## DATASET EXTRACT

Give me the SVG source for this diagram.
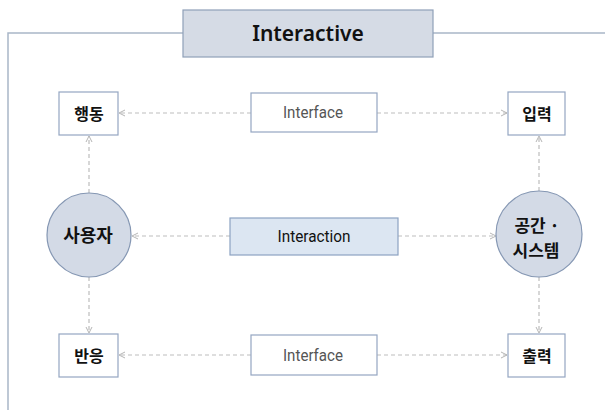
<svg xmlns="http://www.w3.org/2000/svg" width="605" height="410" viewBox="0 0 605 410">
  <defs>
    <marker id="arr" viewBox="0 0 8 8" refX="7" refY="4" markerWidth="8" markerHeight="8" markerUnits="userSpaceOnUse" orient="auto">
      <path d="M1,1 L7,4 L1,7" fill="none" stroke="#b5b5b5" stroke-width="1"/>
    </marker>
    <style>
      .frame { fill: none; stroke: #a9b6c8; stroke-width: 1.5; }
      .box { fill: #ffffff; stroke: #94a6c2; stroke-width: 1.2; }
      .circ { fill: #d3dae6; stroke: #8597b3; stroke-width: 1.2; }
      .ko { font-family: "Noto Sans CJK KR", "Noto Sans", sans-serif; font-weight: bold; fill: #111; text-anchor: middle; }
      .lat { font-family: Roboto, "Liberation Sans", sans-serif; text-anchor: middle; }
      .conn line { stroke: #bdbdbd; stroke-width: 1.2; stroke-dasharray: 4 3; marker-end: url(#arr); }
    </style>
  </defs>

  <!-- outer frame -->
  <path class="frame" d="M8,410 V33 H183 M433,33 H605"/>

  <!-- title -->
  <g id="title">
    <rect x="183" y="10" width="250" height="47" fill="#d5dbe5" stroke="#8fa0b8" stroke-width="1.2"/>
    <text x="308" y="41" font-family="'Noto Sans', 'Open Sans', sans-serif" font-weight="600" font-size="21" text-anchor="middle" fill="#111">Interactive</text>
  </g>

  <!-- connectors -->
  <g id="connectors" class="conn">
    <line x1="251" y1="113" x2="119" y2="113"/>
    <line x1="377" y1="113" x2="507" y2="113"/>
    <line x1="230" y1="236" x2="132" y2="236"/>
    <line x1="398" y1="236" x2="496" y2="236"/>
    <line x1="89" y1="193" x2="89" y2="136"/>
    <line x1="89" y1="277" x2="89" y2="333"/>
    <line x1="539" y1="191" x2="539" y2="136"/>
    <line x1="539" y1="277" x2="539" y2="333"/>
    <line x1="251" y1="355" x2="119" y2="355"/>
    <line x1="377" y1="355" x2="507" y2="355"/>
  </g>

  <g id="n-action">
    <rect class="box" x="59" y="92" width="59" height="43"/>
    <text class="ko" x="89" y="120" font-size="16">행동</text>
  </g>
  <g id="n-interface-top">
    <rect class="box" x="251" y="93" width="126" height="39"/>
    <text class="lat" x="313" y="118" font-size="16" fill="#555" textLength="60" lengthAdjust="spacingAndGlyphs">Interface</text>
  </g>
  <g id="n-input">
    <rect class="box" x="508" y="92" width="57" height="43"/>
    <text class="ko" x="537" y="120" font-size="16">입력</text>
  </g>

  <g id="n-user">
    <circle class="circ" cx="89" cy="235" r="42"/>
    <text class="ko" x="88" y="242" font-size="18">사용자</text>
  </g>
  <g id="n-interaction">
    <rect x="230" y="218" width="168" height="37" fill="#dce6f2" stroke="#8ca2c2" stroke-width="1.2"/>
    <text class="lat" x="314" y="242" font-size="16" fill="#111" textLength="73" lengthAdjust="spacingAndGlyphs">Interaction</text>
  </g>
  <g id="n-system">
    <circle class="circ" cx="539" cy="234" r="43"/>
    <text class="ko" x="537" y="232" font-size="17">공간 ·</text>
    <text class="ko" x="536" y="257" font-size="17">시스템</text>
  </g>

  <g id="n-reaction">
    <rect class="box" x="59" y="334" width="59" height="43"/>
    <text class="ko" x="89" y="362" font-size="16">반응</text>
  </g>
  <g id="n-interface-bottom">
    <rect class="box" x="251" y="335" width="126" height="40"/>
    <text class="lat" x="313" y="361" font-size="16" fill="#555" textLength="60" lengthAdjust="spacingAndGlyphs">Interface</text>
  </g>
  <g id="n-output">
    <rect class="box" x="508" y="334" width="57" height="43"/>
    <text class="ko" x="537" y="362" font-size="16">출력</text>
  </g>
</svg>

## BRIEF
Without including any pictures, reproduce the listing exactly.

## SOLUTION FOR THIS TASK
Give me the SVG source for this diagram.
<svg xmlns="http://www.w3.org/2000/svg" width="605" height="410" viewBox="0 0 605 410">
  <defs>
    <marker id="arr" viewBox="0 0 8 8" refX="7" refY="4" markerWidth="8" markerHeight="8" markerUnits="userSpaceOnUse" orient="auto">
      <path d="M1,1 L7,4 L1,7" fill="none" stroke="#b5b5b5" stroke-width="1"/>
    </marker>
    <style>
      .frame { fill: none; stroke: #a9b6c8; stroke-width: 1.5; }
      .box { fill: #ffffff; stroke: #94a6c2; stroke-width: 1.2; }
      .circ { fill: #d3dae6; stroke: #8597b3; stroke-width: 1.2; }
      .ko { font-family: "Noto Sans CJK KR", "Noto Sans", sans-serif; font-weight: bold; fill: #111; text-anchor: middle; }
      .lat { font-family: Roboto, "Liberation Sans", sans-serif; text-anchor: middle; }
      .conn line { stroke: #bdbdbd; stroke-width: 1.2; stroke-dasharray: 4 3; marker-end: url(#arr); }
    </style>
  </defs>

  <!-- outer frame -->
  <path class="frame" d="M8,410 V33 H183 M433,33 H605"/>

  <!-- title -->
  <g id="title">
    <rect x="183" y="10" width="250" height="47" fill="#d5dbe5" stroke="#8fa0b8" stroke-width="1.2"/>
    <text x="308" y="41" font-family="'Noto Sans', 'Open Sans', sans-serif" font-weight="600" font-size="21" text-anchor="middle" fill="#111">Interactive</text>
  </g>

  <!-- connectors -->
  <g id="connectors" class="conn">
    <line x1="251" y1="113" x2="119" y2="113"/>
    <line x1="377" y1="113" x2="507" y2="113"/>
    <line x1="230" y1="236" x2="132" y2="236"/>
    <line x1="398" y1="236" x2="496" y2="236"/>
    <line x1="89" y1="193" x2="89" y2="136"/>
    <line x1="89" y1="277" x2="89" y2="333"/>
    <line x1="539" y1="191" x2="539" y2="136"/>
    <line x1="539" y1="277" x2="539" y2="333"/>
    <line x1="251" y1="355" x2="119" y2="355"/>
    <line x1="377" y1="355" x2="507" y2="355"/>
  </g>

  <g id="n-action">
    <rect class="box" x="59" y="92" width="59" height="43"/>
    <text class="ko" x="89" y="120" font-size="16">행동</text>
  </g>
  <g id="n-interface-top">
    <rect class="box" x="251" y="93" width="126" height="39"/>
    <text class="lat" x="313" y="118" font-size="16" fill="#555" textLength="60" lengthAdjust="spacingAndGlyphs">Interface</text>
  </g>
  <g id="n-input">
    <rect class="box" x="508" y="92" width="57" height="43"/>
    <text class="ko" x="537" y="120" font-size="16">입력</text>
  </g>

  <g id="n-user">
    <circle class="circ" cx="89" cy="235" r="42"/>
    <text class="ko" x="88" y="242" font-size="18">사용자</text>
  </g>
  <g id="n-interaction">
    <rect x="230" y="218" width="168" height="37" fill="#dce6f2" stroke="#8ca2c2" stroke-width="1.2"/>
    <text class="lat" x="314" y="242" font-size="16" fill="#111" textLength="73" lengthAdjust="spacingAndGlyphs">Interaction</text>
  </g>
  <g id="n-system">
    <circle class="circ" cx="539" cy="234" r="43"/>
    <text class="ko" x="537" y="232" font-size="17">공간 ·</text>
    <text class="ko" x="536" y="257" font-size="17">시스템</text>
  </g>

  <g id="n-reaction">
    <rect class="box" x="59" y="334" width="59" height="43"/>
    <text class="ko" x="89" y="362" font-size="16">반응</text>
  </g>
  <g id="n-interface-bottom">
    <rect class="box" x="251" y="335" width="126" height="40"/>
    <text class="lat" x="313" y="361" font-size="16" fill="#555" textLength="60" lengthAdjust="spacingAndGlyphs">Interface</text>
  </g>
  <g id="n-output">
    <rect class="box" x="508" y="334" width="57" height="43"/>
    <text class="ko" x="537" y="362" font-size="16">출력</text>
  </g>
</svg>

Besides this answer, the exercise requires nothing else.